I feel strangely as though I'm watching the world through a fogged up bathroom mirror. Everything is gesture and flash of color dulled to a gray, not by steam, but by pain. I want to be kind enough to him to walk away. At some point I have to decide I love him enough to let him go. He won't allow any other option. I miss him every minute.
There are blisters forming on my fingers from the stress. Tiny bubbles of stress skin. I really thought the flowers would touch him. I had a job interview in Tribeca, and afterwards I had to walk by his studio to get to the train. I left a little note taped to the handelbars of his bike that said, "I love you." That would have softened my heart.

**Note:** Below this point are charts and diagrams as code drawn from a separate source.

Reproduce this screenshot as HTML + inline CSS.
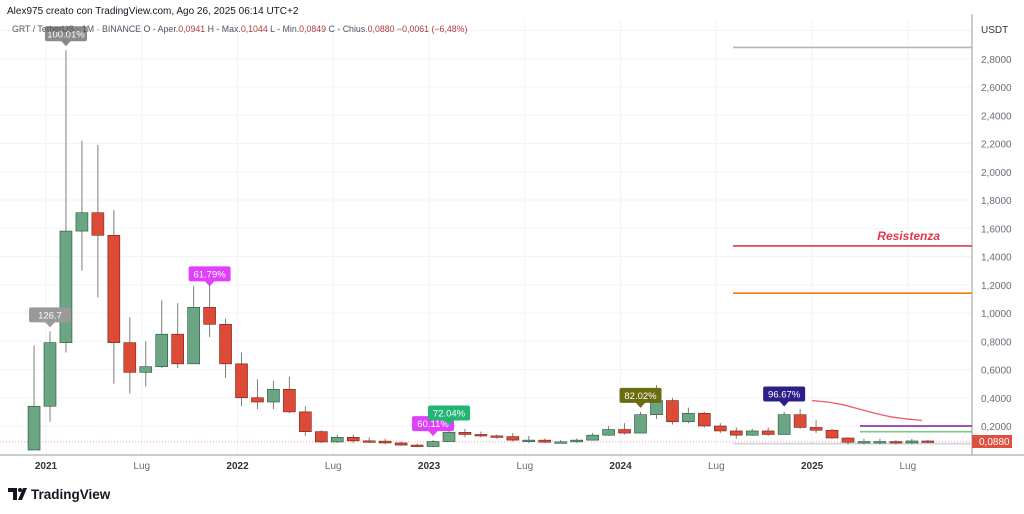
<!DOCTYPE html>
<html><head><meta charset="utf-8"><style>
html,body{margin:0;padding:0;background:#fff;width:1024px;height:514px;overflow:hidden;font-family:"Liberation Sans",sans-serif}
svg{position:absolute;left:0;top:0}
</style></head><body>
<svg id="chart" width="1024" height="514"></svg>
<script>
const months=["Dec20","Jan21","Feb21","Mar21","Apr21","May21","Jun21","Jul21","Aug21","Sep21","Oct21","Nov21","Dec21","Jan22","Feb22","Mar22","Apr22","May22","Jun22","Jul22","Aug22","Sep22","Oct22","Nov22","Dec22","Jan23","Feb23","Mar23","Apr23","May23","Jun23","Jul23","Aug23","Sep23","Oct23","Nov23","Dec23","Jan24","Feb24","Mar24","Apr24","May24","Jun24","Jul24","Aug24","Sep24","Oct24","Nov24","Dec24","Jan25","Feb25","Mar25","Apr25","May25","Jun25","Jul25","Aug25"];
const opens=[0.03,0.34,0.79,1.58,1.71,1.55,0.79,0.58,0.62,0.85,0.64,1.04,0.92,0.64,0.40,0.37,0.46,0.30,0.16,0.087,0.12,0.095,0.093,0.08,0.065,0.055,0.09,0.155,0.14,0.13,0.125,0.10,0.10,0.085,0.088,0.10,0.135,0.175,0.15,0.28,0.38,0.23,0.29,0.20,0.165,0.135,0.165,0.14,0.28,0.19,0.17,0.115,0.085,0.09,0.09,0.08,0.094];
const closes=[0.34,0.79,1.58,1.71,1.55,0.79,0.58,0.62,0.85,0.64,1.04,0.92,0.64,0.40,0.37,0.46,0.30,0.16,0.087,0.12,0.095,0.093,0.08,0.065,0.055,0.09,0.155,0.14,0.13,0.125,0.10,0.10,0.085,0.088,0.10,0.135,0.175,0.15,0.28,0.38,0.23,0.29,0.20,0.165,0.135,0.165,0.14,0.28,0.19,0.17,0.115,0.085,0.09,0.09,0.08,0.094,0.088];
const highs=[0.77,0.87,2.86,2.22,2.19,1.73,0.97,0.80,1.09,1.07,1.19,1.23,0.96,0.72,0.53,0.52,0.55,0.34,0.17,0.14,0.14,0.12,0.11,0.09,0.075,0.10,0.17,0.18,0.16,0.14,0.15,0.13,0.11,0.10,0.11,0.15,0.20,0.22,0.30,0.49,0.40,0.33,0.30,0.22,0.19,0.18,0.19,0.30,0.32,0.24,0.18,0.12,0.11,0.11,0.10,0.11,0.10];
const lows=[0.03,0.23,0.72,1.30,1.11,0.50,0.43,0.48,0.61,0.61,0.64,0.83,0.54,0.34,0.32,0.32,0.29,0.13,0.08,0.08,0.08,0.08,0.07,0.06,0.05,0.05,0.09,0.12,0.12,0.11,0.09,0.08,0.08,0.08,0.08,0.10,0.13,0.14,0.15,0.25,0.21,0.22,0.19,0.15,0.11,0.13,0.13,0.14,0.18,0.15,0.11,0.07,0.07,0.07,0.07,0.07,0.08];
const priceTicks=[0.2,0.4,0.6,0.8,1.0,1.2,1.4,1.6,1.8,2.0,2.2,2.4,2.6,2.8];
const timeLabels=["2021","Lug","2022","Lug","2023","Lug","2024","Lug","2025","Lug"];
const timeLabelIdx=[1,7,13,19,25,31,37,43,49,55];
const levelPrices=[2.88,1.475,1.14,0.2,0.16,0.075];
const levelColors=["#b2b5be","#e0384d","#f57c00","#7b1fa2","#81c784","#d1d4dc"];
const levelStarts=[733,733,733,860,860,733];
const curvePrices=[0.38,0.37,0.35,0.32,0.29,0.265,0.25,0.24];
const badges=[{i:2,t:"100.01%",c:"#8a8a8a",p:2.86},{i:1,t:"126.7",c:"#9a9a9a",p:0.87},{i:11,t:"61.79%",c:"#e040fb",p:1.16},{i:25,t:"60.11%",c:"#e040fb",p:0.10},{i:26,t:"72.04%",c:"#22b573",p:0.175},{i:38,t:"82.02%",c:"#6b6b10",p:0.30},{i:47,t:"96.67%",c:"#2c1f8a",p:0.31}];
const PX=972;
function y(p){return 454.25-141.25*p;}
function x(i){return 46+(i-1)*15.96;}
function cx(i){return x(i)+4;}
const S=document.getElementById('chart');const NS="http://www.w3.org/2000/svg";
function mk(tag,a,par){const e=document.createElementNS(NS,tag);for(const k in a)e.setAttribute(k,a[k]);(par||S).appendChild(e);return e;}
priceTicks.concat([3.0]).forEach(p=>{const l=mk('line',{x1:0,x2:PX,y1:y(p),y2:y(p),stroke:'#f0f3fa'});

});
timeLabelIdx.forEach(i=>{const l=mk('line',{x1:x(i),x2:x(i),y1:20,y2:455,stroke:'#f0f3fa'});

});
let ax=mk('line',{x1:PX,x2:PX,y1:14,y2:455,stroke:'#9598a1'});


let bx=mk('line',{x1:0,x2:1024,y1:455,y2:455,stroke:'#9598a1'});


priceTicks.forEach(p=>{const t=mk('text',{x:981,y:y(p)+4,'font-size':10,fill:'#6a6d78'});t.textContent=p.toFixed(4).replace('.',',');

});
let u=mk('text',{x:981,y:33,'font-size':10,fill:'#333'});u.textContent='USDT';


timeLabels.forEach((s,k)=>{const t=mk('text',{x:x(timeLabelIdx[k]),y:469,'font-size':10,'text-anchor':'middle',fill:s=='Lug'?'#6a6d78':'#333','font-weight':s=='Lug'?'normal':'bold'});t.textContent=s;

});
levelPrices.forEach((p,k)=>{const l=mk('line',{x1:levelStarts[k],x2:PX,y1:y(p),y2:y(p),stroke:levelColors[k],'stroke-width':1.6});

});
let rt=mk('text',{x:940,y:y(levelPrices[1])-6,'font-size':12,'font-style':'italic','font-weight':'bold','text-anchor':'end',fill:'#e0384d'});rt.textContent='Resistenza';


let dl=mk('line',{x1:0,x2:PX,y1:y(closes[closes.length-1]),y2:y(closes[closes.length-1]),stroke:'#f0a0a0','stroke-dasharray':'1 2'});


let d=curvePrices.map((p,k)=>(k?'L':'M')+(812+k*15.7)+' '+y(p)).join(' ');
let cv=mk('path',{d:d,fill:'none',stroke:'#ef5a6f','stroke-width':1.3});


months.forEach((m,i)=>{const up=closes[i]>=opens[i];const col=up?'#6ba583':'#dc4a38';const edge=up?'#225437':'#7a2015';
const g=mk('g',{});


mk('line',{x1:cx(i),x2:cx(i),y1:y(highs[i]),y2:y(lows[i]),stroke:'#7d7d7d'},g);
const t=Math.min(y(opens[i]),y(closes[i]));const h=Math.max(1.5,Math.abs(y(opens[i])-y(closes[i])));
mk('rect',{x:cx(i)-6,y:t,width:12,height:h,fill:col,stroke:edge,'stroke-width':0.6},g);});
badges.forEach(b=>{const g=mk('g',{});


const X=cx(b.i), yy=y(b.p)-8;
mk('rect',{x:X-21,y:yy-16,width:42,height:15,rx:2,fill:b.c},g);
mk('path',{d:`M${X-5} ${yy-1.5}L${X} ${yy+4}L${X+5} ${yy-1.5}Z`,fill:b.c},g);
const t=mk('text',{x:X,y:yy-5,'font-size':9.5,'text-anchor':'middle',fill:'#fff'},g);t.textContent=b.t;});
let pg=mk('g',{});


mk('rect',{x:972,y:435,width:40,height:13,fill:'#e0503f'},pg);
let pt=mk('text',{x:979,y:445,'font-size':10,fill:'#fff'},pg);pt.textContent='0,0880';
let h1=mk('text',{x:7,y:14,'font-size':10,fill:'#131722'});h1.textContent='Alex975 creato con TradingView.com, Ago 26, 2025 06:14 UTC+2';


let h2=mk('text',{x:12,y:32,'font-size':8.8,fill:'#50535e'});


h2.innerHTML='GRT / TetherUS · 1M · BINANCE  O - Aper.<tspan fill="#b23a3a">0,0941</tspan>  H - Max.<tspan fill="#b23a3a">0,1044</tspan>  L - Min.<tspan fill="#b23a3a">0,0849</tspan>  C - Chius.<tspan fill="#b23a3a">0,0880</tspan>  <tspan fill="#b23a3a">−0,0061 (−6,48%)</tspan>';
let lg=mk('g',{});


mk('path',{d:'M8 488h9v12h-4v-8h-5z M18 500l5-12h4l-5 12z',fill:'#131722'},lg);
mk('circle',{cx:20,cy:490,r:2,fill:'#131722'},lg);
let lt=mk('text',{x:31,y:499,'font-size':13.5,'font-weight':'bold',fill:'#131722'},lg);lt.textContent='TradingView';
</script>
</body></html>
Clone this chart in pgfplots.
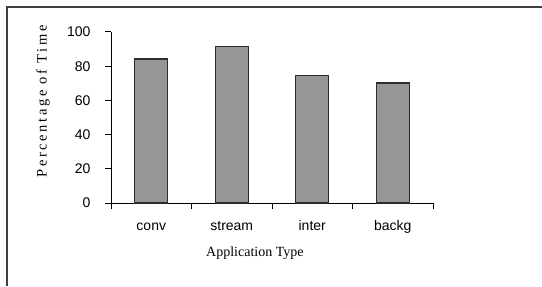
\documentclass[border=0pt]{standalone}
\usepackage{fontspec}
\setmainfont{Liberation Serif}
\newfontfamily\arial{Liberation Sans}
\newfontfamily\spaced[LetterSpace=18]{Liberation Serif}
\usepackage{pgfplots}
\pgfplotsset{compat=1.18}
\definecolor{barfill}{RGB}{150,150,150}
\definecolor{baredge}{RGB}{45,45,45}
\definecolor{frame}{RGB}{64,64,64}
\begin{document}
\begin{tikzpicture}[x=1bp,y=1bp]
\useasboundingbox (0,0) rectangle (542,286);
\draw[line width=1.2bp, frame] (7,0) -- (7,279) -- (542,279);
\begin{axis}[
  at={(111bp,83bp)}, anchor=south west,
  scale only axis, width=322bp, height=171bp,
  xmin=-0.5, xmax=3.5, ymin=0, ymax=100,
  axis x line=bottom, axis y line=left,
  axis line style={-, black, line width=1bp},
  tick align=outside,
  tick style={black, line width=1bp},
  major tick length=6bp,
  ytick={0,20,40,60,80,100},
  xtick={-0.5,0.5,1.5,2.5,3.5},
  xticklabels={},
  extra x ticks={0,1,2,3},
  extra x tick labels={conv,stream,inter,backg},
  extra x tick style={major tick length=0pt, tick label style={anchor=base, yshift=-27bp}},
  /pgf/number format/assume math mode=true,
  ticklabel style={font=\arial\fontsize{14bp}{16bp}\selectfont},
  yticklabel style={xshift=-11bp},
  xlabel={Application Type},
  xlabel style={at={(axis description cs:0.447,-0.31)}, anchor=base, font=\fontsize{14bp}{16bp}\selectfont},
  ylabel={Percentage of Time},
  ylabel style={at={(axis description cs:-0.211,0.595)}, anchor=center, font=\spaced\fontsize{14.5bp}{16bp}\selectfont},
  clip=false,
]
\addplot[ybar, bar width=0.41, fill=barfill, draw=baredge, line width=1.3bp]
  coordinates {(0,84.2) (1,91.7) (2,74.5) (3,70.2)};
\end{axis}
\end{tikzpicture}
\end{document}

I'm worried because I was told he can't afford to buy his anti-depressants. I would pay for them. I would like to find a way to take care of him for the rest of his life. If I were rich I would buy every one of his paintings. They are so beautiful. He always puts himself first. He always has.
There's a hardness growing inside of me. I want to sing R&B breakup songs from the 90s. I will never love again. These 50 year old men who've seen the world know pain. They tell me I will get over this. Nobody believes in true love anymore; nobody but me. True love is not something that disappears. It is the eternal flame.
One good thing, that's what my friend asked me to list. One thing I'm happy about is that I haven't given up. I wonder what is going through his mind. I wonder if he thinks about me. I wonder if he misses me. He must miss me. I wonder if he reaches for me.
The night before I had to make my confession we sat silently and he ignored me. We went to bed together and he turned around in the night so that his feet were nearer my head, but that was a week later when I wasn't getting where his mind was. It is all I want to be back in his arms.